I was reading Keith DeRose’s Assertion, Knowledge and Context, and I was feeling unconvinced by the old Bank Cases that are meant to motivate contextualism. I thought the ‘relevant alternatives’ explanation of the cases was much to be preferred. If you don’t know the cases, here’s Jason Stanley’s version of the case.
Hannah and her husband are driving home on a Friday afternoon. They plan to stop at the bank on the way home to deposit our paychecks. But as they drive past the bank, they notice that the lines inside are very long, as they often are on Friday afternoons. Thinking that it isn’t very important that their paychecks are deposited right away, Hannah says "I know the bank will be open tomorrow, since I was there just two weeks ago on Saturday morning. So we can deposit them tomorrow morning." But then Hannah’s husband reminds her that a very important bill comes due on Monday, and that we have to have enough money in our account to cover it. He says, "Banks do change their hours. Are you certain that’s not what is going to happen tomorrow?" Hannah concedes, uttering "I guess I don’t really know that the bank will be open tomorrow."

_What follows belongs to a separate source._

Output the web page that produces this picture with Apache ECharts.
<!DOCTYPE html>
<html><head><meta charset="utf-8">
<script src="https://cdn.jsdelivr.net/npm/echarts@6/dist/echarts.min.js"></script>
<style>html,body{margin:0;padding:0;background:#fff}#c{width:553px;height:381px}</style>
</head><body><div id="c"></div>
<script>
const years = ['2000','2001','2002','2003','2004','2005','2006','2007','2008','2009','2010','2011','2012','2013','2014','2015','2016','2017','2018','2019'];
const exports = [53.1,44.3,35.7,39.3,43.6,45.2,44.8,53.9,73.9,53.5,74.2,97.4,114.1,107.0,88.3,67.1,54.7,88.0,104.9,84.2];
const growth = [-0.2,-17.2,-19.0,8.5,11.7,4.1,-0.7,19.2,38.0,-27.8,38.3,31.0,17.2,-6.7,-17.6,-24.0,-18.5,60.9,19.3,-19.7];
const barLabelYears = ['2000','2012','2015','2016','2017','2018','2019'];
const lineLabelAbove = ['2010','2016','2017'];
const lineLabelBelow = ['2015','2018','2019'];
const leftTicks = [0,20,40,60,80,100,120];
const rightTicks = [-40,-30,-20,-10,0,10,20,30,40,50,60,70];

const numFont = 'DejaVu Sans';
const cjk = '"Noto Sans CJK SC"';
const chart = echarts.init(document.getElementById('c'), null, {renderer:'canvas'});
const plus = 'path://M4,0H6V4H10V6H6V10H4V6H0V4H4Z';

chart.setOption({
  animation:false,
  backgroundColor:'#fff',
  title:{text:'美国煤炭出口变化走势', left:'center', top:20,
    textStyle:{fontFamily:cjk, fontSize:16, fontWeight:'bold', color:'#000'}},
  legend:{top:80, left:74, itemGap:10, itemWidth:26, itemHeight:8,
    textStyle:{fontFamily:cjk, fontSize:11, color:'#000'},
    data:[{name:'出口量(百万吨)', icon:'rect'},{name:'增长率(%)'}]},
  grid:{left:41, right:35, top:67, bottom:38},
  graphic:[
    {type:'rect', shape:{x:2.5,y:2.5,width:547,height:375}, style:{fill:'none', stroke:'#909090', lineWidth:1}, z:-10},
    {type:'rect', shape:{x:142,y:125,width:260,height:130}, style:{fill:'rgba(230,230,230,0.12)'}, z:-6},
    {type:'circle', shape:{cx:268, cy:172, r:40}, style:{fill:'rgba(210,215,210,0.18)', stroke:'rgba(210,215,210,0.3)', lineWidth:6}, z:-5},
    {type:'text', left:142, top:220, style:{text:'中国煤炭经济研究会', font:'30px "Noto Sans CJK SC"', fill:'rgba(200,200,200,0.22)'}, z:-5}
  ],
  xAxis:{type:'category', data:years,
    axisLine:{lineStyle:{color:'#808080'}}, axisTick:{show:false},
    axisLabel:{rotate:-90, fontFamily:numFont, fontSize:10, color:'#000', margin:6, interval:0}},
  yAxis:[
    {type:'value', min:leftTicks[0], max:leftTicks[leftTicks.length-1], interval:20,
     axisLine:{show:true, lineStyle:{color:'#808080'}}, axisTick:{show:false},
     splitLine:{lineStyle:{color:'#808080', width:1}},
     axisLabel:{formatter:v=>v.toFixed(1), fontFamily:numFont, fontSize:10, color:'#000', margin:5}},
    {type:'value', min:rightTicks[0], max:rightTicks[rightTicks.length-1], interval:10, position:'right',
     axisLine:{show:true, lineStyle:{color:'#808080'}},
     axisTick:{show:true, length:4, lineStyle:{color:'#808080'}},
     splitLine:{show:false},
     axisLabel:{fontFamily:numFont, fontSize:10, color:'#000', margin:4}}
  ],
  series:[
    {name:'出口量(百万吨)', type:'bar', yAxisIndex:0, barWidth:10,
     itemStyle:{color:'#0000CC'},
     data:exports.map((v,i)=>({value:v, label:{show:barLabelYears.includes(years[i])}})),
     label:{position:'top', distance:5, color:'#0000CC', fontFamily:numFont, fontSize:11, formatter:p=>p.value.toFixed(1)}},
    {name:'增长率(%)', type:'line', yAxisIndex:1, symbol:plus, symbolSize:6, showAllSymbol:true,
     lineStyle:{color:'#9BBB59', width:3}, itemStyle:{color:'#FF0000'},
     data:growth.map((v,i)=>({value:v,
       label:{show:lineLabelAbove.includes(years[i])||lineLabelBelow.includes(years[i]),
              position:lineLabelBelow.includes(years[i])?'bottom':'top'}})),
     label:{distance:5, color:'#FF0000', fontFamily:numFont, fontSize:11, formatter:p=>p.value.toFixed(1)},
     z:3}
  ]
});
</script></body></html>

Keith takes this kind of case to be good evidence for contextualism. Other people (including Jason in the linked paper, and John Hawthorne in his talk at the last APA Pacific) think that the best explanation for them is a kind of relevant alternatives view. If it is not important to Hannah whether the bank is open Saturday morning, then she does know, if it is important then she does not know. The idea is that whether an alternative is relevant might depend on how much it would affect the speaker if it were true. I’ve always thought this kind of explanation was a much better explanation of the Bank Cases than the contextualist explanation, and I just noticed what I think is a new-ish argument for just that position. (Actually, there’s a few inter-related arguments here, I think.)
Change the case so that the following is all (explicitly) true
- The bank is open Saturday morning
- Hannah decides that despite the importance of banking the check, she’ll leave it until Saturday, because the queues are very long. Since the bank is open this is OK. (Aren’t bank queues reliably very bad on Saturday mornings too? Does this affect the intuitions about the case?)
- Suzanna is in the position Hannah thinks she is in at first, where it doesn’t matter whether she deposits her paycheck until Monday if the bank happens to be closed on Saturday. She has slightly worse evidence than Hannah for the Saturday opening, having last been at the bank on Saturday morning three weeks ago.
We’re now having a conversation on Saturday night.
(1) WOODY: Why didn’t you deposit the paycheck Friday afternoon if it was so important?
(2) HANNAH: Because I knew the bank would be open Saturday morning.
(3) WOODY (Scowls doubtfully): What about you Suzanna? Did you also know the bank would be open Saturday morning?
(4) SUZANNA: Yes.
Here’s my intuitions about the conversation. Hannah’s utterance (2) is no more acceptable by regular conversational standards than if she had held her ground in the original story and said at the end "Whatever, I know it’s open Saturday morning." (Changing the stress pattern on ‘Whatever’ can change the acceptability of this utterance I think, but I take it the contextualist thinks it is bad.) On the other hand, Suzanna’s affirmative reply in (4) is perfectly fine. I don’t think contextualists can explain this pattern.
The first problem is that Hannah is no longer in a high stakes situation, since the check is now safely in the bank. What makes (2) dubious is that the stakes were high for the subject of the ascription – her Friday afternoon temporal part – even though they are low for the ascriber – her Saturday night temporal part.
Perhaps the contextualist can respond to this by saying that the conversation, in particular Woody’s question in (1) has made the high stakes situation somehow salient. But if we’re now in a ‘high stakes’ context, why can Suzanna say ‘yes’ in (4). In the high stakes context, she doesn’t know.
Finally, if ‘know’ changes extension between the (1)/(2) context and the (3)/(4) context, then I think Woody’s ‘also’ should sound defective. The relation Hannah self-attributes is different to the relation Suzanna self-attributes. To put the point another way, where does the context change? At (2)? At (3)? At (4)? I think it’s hard to explain the behaviour of cross-contextual references on the contextualist theory.
Note that the Relevant Alternatives theorist has no problem with any of this. Hannah didn’t know at the time, because for her then, the possibility of a change in bank hours was relevant. Suzanna did know, because that possibility wasn’t relevant for her. This is the very same ‘know’ in each case, it’s just that it’s application is sensitive to external conditions in a way that epistemologists have not historically given sufficient attention.
UPDATE: I might have been a bit harsh on the contextualists, so let me note one respect in which they may (may) have an advantage over the RA theorist. Imagine the bank’s manager asks her marketing director how many people know the bank is open Saturday morning. I would guess that whether or not Hannah has an important bill to pay on Monday is completely irrelevant to how she should answer. So maybe the RA theory isn’t entirely the right way to go.
Of course, I’m on record arguing thinking that “How many Xs know” question leads to an argument that knowledge = true belief, so whether this is altogether good news for the contextualist is not obvious.